◆ Stated task ◆
Retype, please, the listing from its opening line through the line that contains "width=1.6, pad=8, labelsize=17.5)", both included, without the pictures.

** Start Entries **

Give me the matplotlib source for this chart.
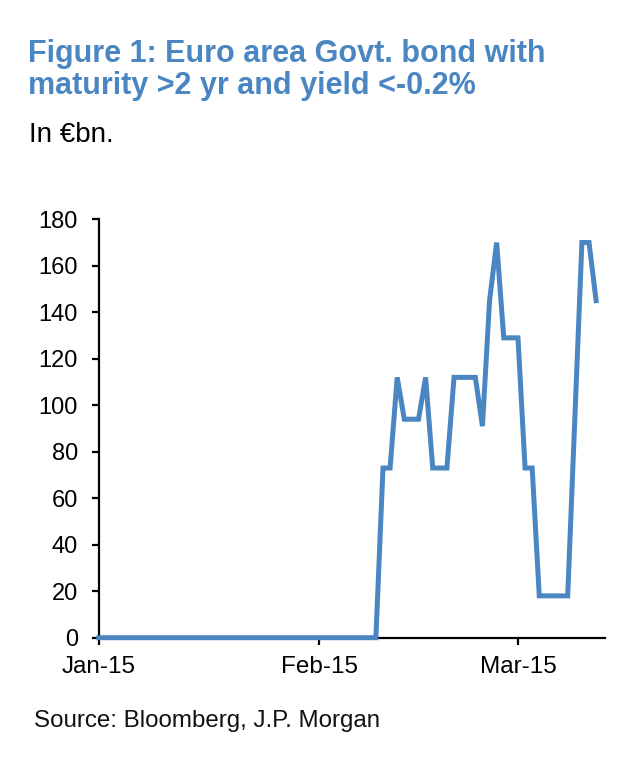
import pandas as pd
import matplotlib
matplotlib.use('Agg')
import matplotlib.pyplot as plt
import matplotlib.dates as mdates

# data (EUR bn)
# ---------------------------------
dates = list(pd.date_range('2015-01-01', '2015-03-08')) + list(pd.date_range('2015-03-10', '2015-03-12'))
values = [0] * 40 + [73, 73, 112, 94, 94, 94, 112, 73, 73, 73, 112, 112, 112, 112, 91,
                     145, 170, 129, 129, 129, 73, 73, 18, 18, 18, 18, 18, 170, 170, 145]
y_ticks = [0, 20, 40, 60, 80, 100, 120, 140, 160, 180]

title_lines = ['Figure 1: Euro area Govt. bond with', 'maturity >2 yr and yield <-0.2%']
subtitle = 'In €bn.'
source = 'Source: Bloomberg, J.P. Morgan'

blue = '#4a86c1'

# figure
# ------
plt.rcParams['font.family'] = ['Liberation Sans', 'DejaVu Sans']
fig = plt.figure(figsize=(6.4, 7.57), dpi=100)
ax = fig.add_axes([0.1544, 0.1576, 0.7909, 0.5527])

ax.plot(dates, values, color=blue, lw=3.6, clip_on=False, zorder=5, solid_joinstyle='miter')
ax.set_xlim(pd.Timestamp('2015-01-01'), pd.Timestamp('2015-03-13 06:00'))
ax.set_ylim(0, 180)
ax.set_yticks(y_ticks)
ax.xaxis.set_major_locator(mdates.MonthLocator())
ax.xaxis.set_major_formatter(mdates.DateFormatter('%b-%y'))

for s in ['top', 'right']:
    ax.spines[s].set_visible(False)
for s in ['left', 'bottom']:
    ax.spines[s].set_linewidth(1.6)
    ax.spines[s].set_color('black')
ax.tick_params(axis='y', length=5, width=1.6, pad=10, labelsize=17)
ax.tick_params(axis='x', length=5, width=1.6, pad=8, labelsize=17.5)

# text
# ----
fig.text(0.044, 1 - 61.7 / 757, title_lines[0], color=blue, fontsize=22, fontweight='bold', va='baseline')
fig.text(0.044, 1 - 94 / 757, title_lines[1], color=blue, fontsize=22, fontweight='bold', va='baseline')
fig.text(0.045, 1 - 141.7 / 757, subtitle, color='black', fontsize=20, va='baseline')
fig.text(0.053, 1 - 727.3 / 757, source, color='#111111', fontsize=17.4, va='baseline')

fig.savefig('out.png', dpi=100)
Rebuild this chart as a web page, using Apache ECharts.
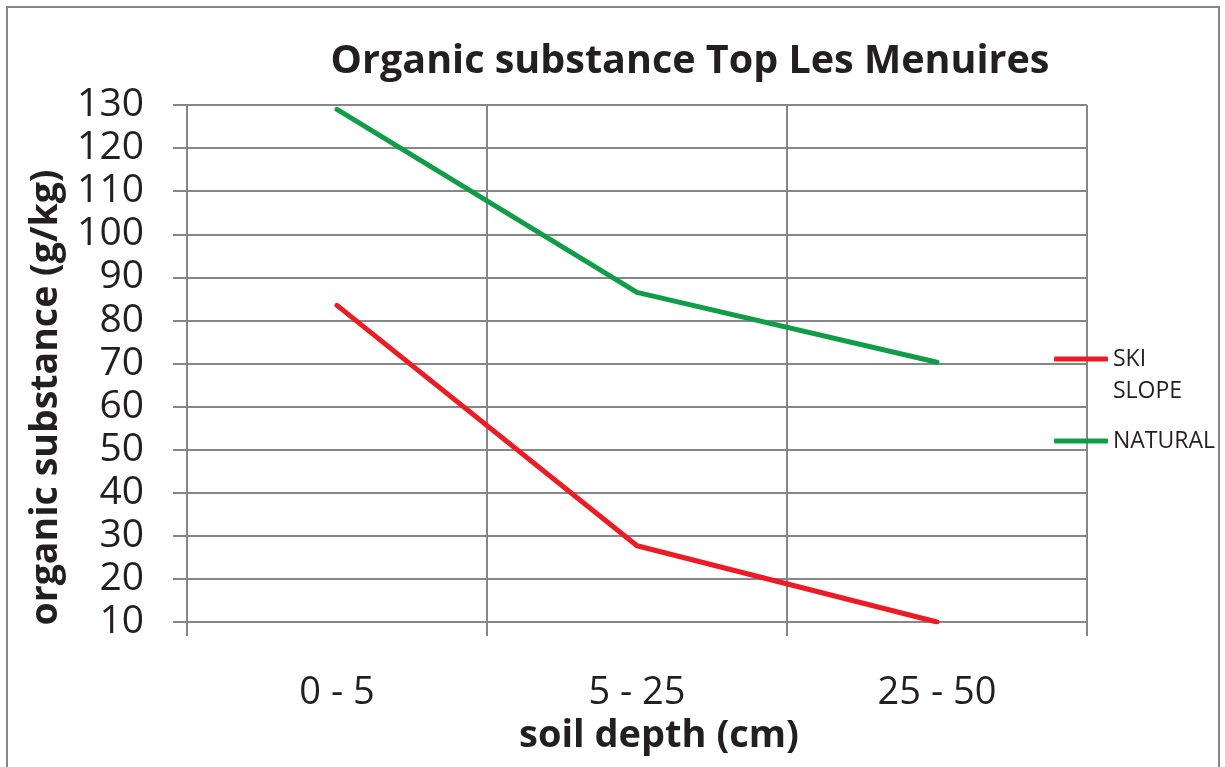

** End Entries **

◆ Full solution ◆
Give me the matplotlib source for this chart.
import pandas as pd
import matplotlib
matplotlib.use('Agg')
import matplotlib.pyplot as plt
import matplotlib.dates as mdates

# data (EUR bn)
# ---------------------------------
dates = list(pd.date_range('2015-01-01', '2015-03-08')) + list(pd.date_range('2015-03-10', '2015-03-12'))
values = [0] * 40 + [73, 73, 112, 94, 94, 94, 112, 73, 73, 73, 112, 112, 112, 112, 91,
                     145, 170, 129, 129, 129, 73, 73, 18, 18, 18, 18, 18, 170, 170, 145]
y_ticks = [0, 20, 40, 60, 80, 100, 120, 140, 160, 180]

title_lines = ['Figure 1: Euro area Govt. bond with', 'maturity >2 yr and yield <-0.2%']
subtitle = 'In €bn.'
source = 'Source: Bloomberg, J.P. Morgan'

blue = '#4a86c1'

# figure
# ------
plt.rcParams['font.family'] = ['Liberation Sans', 'DejaVu Sans']
fig = plt.figure(figsize=(6.4, 7.57), dpi=100)
ax = fig.add_axes([0.1544, 0.1576, 0.7909, 0.5527])

ax.plot(dates, values, color=blue, lw=3.6, clip_on=False, zorder=5, solid_joinstyle='miter')
ax.set_xlim(pd.Timestamp('2015-01-01'), pd.Timestamp('2015-03-13 06:00'))
ax.set_ylim(0, 180)
ax.set_yticks(y_ticks)
ax.xaxis.set_major_locator(mdates.MonthLocator())
ax.xaxis.set_major_formatter(mdates.DateFormatter('%b-%y'))

for s in ['top', 'right']:
    ax.spines[s].set_visible(False)
for s in ['left', 'bottom']:
    ax.spines[s].set_linewidth(1.6)
    ax.spines[s].set_color('black')
ax.tick_params(axis='y', length=5, width=1.6, pad=10, labelsize=17)
ax.tick_params(axis='x', length=5, width=1.6, pad=8, labelsize=17.5)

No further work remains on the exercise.